Rileggendo oggi Humus (se lo hai riletto dopo la pubblicazione…) cambieresti qualcosa?

Sì, credo che sia fisiologico. Cambierei qualcosa in ogni storia scritta più di una settimana fa, quindi anche in Humus. E se oggi dovessi fare qualche cambiamento, domani ne farei altri e dopodomani altri ancora. Magari sono io che sono “difettato” ma non riesco a leggere nulla di mio senza pensare sempre e comunque: “Qui avrei potuto far meglio… e anche qui… e anche qui… e anche qui…” e così via fino all’infinito. C’è da impazzire, quindi in generale evito di rileggere troppo spesso le mie storie (dopo la pubblicazione). Di sicuro inserirei cento o duecente battute in più a pagina 221 per rendere meno ambiguo il senso della scena. Forse aggiungerei altri dettagli sui cadaveri di passaggio. Renderei meno agevole la fuga di Erika (e forse le darei un tratto ancora più tosto di quello che le ho dato). Poi farei altre mille cose e forse verrebbe fuori un nuovo romanzo del tutto diverso. Il problema di quando si scrivono romanzi, alle volte, è proprio capire quando fermarsi.
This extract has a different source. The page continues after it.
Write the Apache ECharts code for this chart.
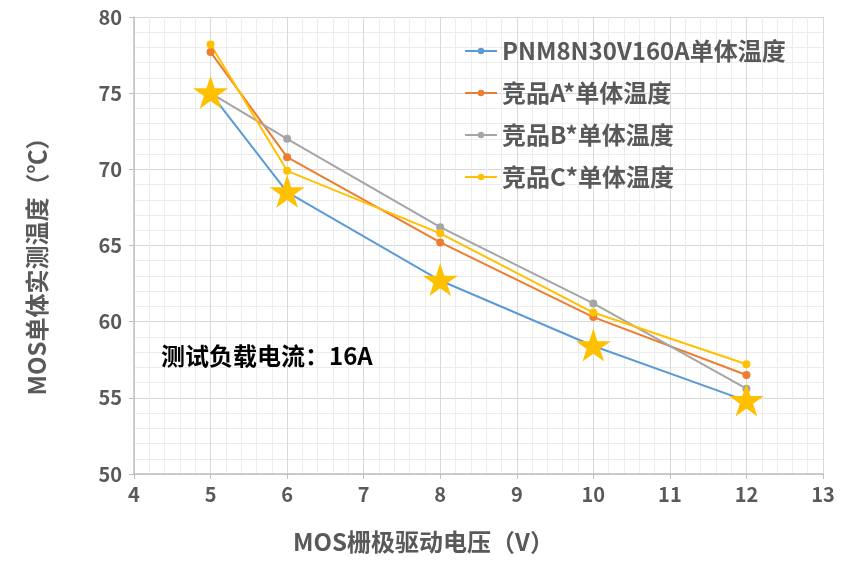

E ad essere sinceri, in fondo in fondo, anche se il mio super-io non la smette un secondo di insultarmi con cattiveria, mi sento di dire che Humus è un buon romanzo e merita di restare così com’è, al di là di cosa farei io oggi.

Il prossimo romanzo sarà nelle stesse corde o qualcosa di diverso?

I progetti che ho portato a termine dopo Humus in verità sono più di uno, tutti attualmente in cerca di sbocchi editoriali. Nel complesso non sono lavori troppo diversi da questo d’esordio (anzi, uno può anche essere considerato una sorta di seguito) anche se le atmosfere cambiano, i protagonisti hanno altre particolarità rispetto a Federico e Sergio, e i registri usati sono altri. In generale si vedrà un po’ meno sangue, ma forse la tensione psicologia sarà più forte (almeno spero!). Di sicuro chi ha apprezzato Humus apprezzerà anche le prossime storie.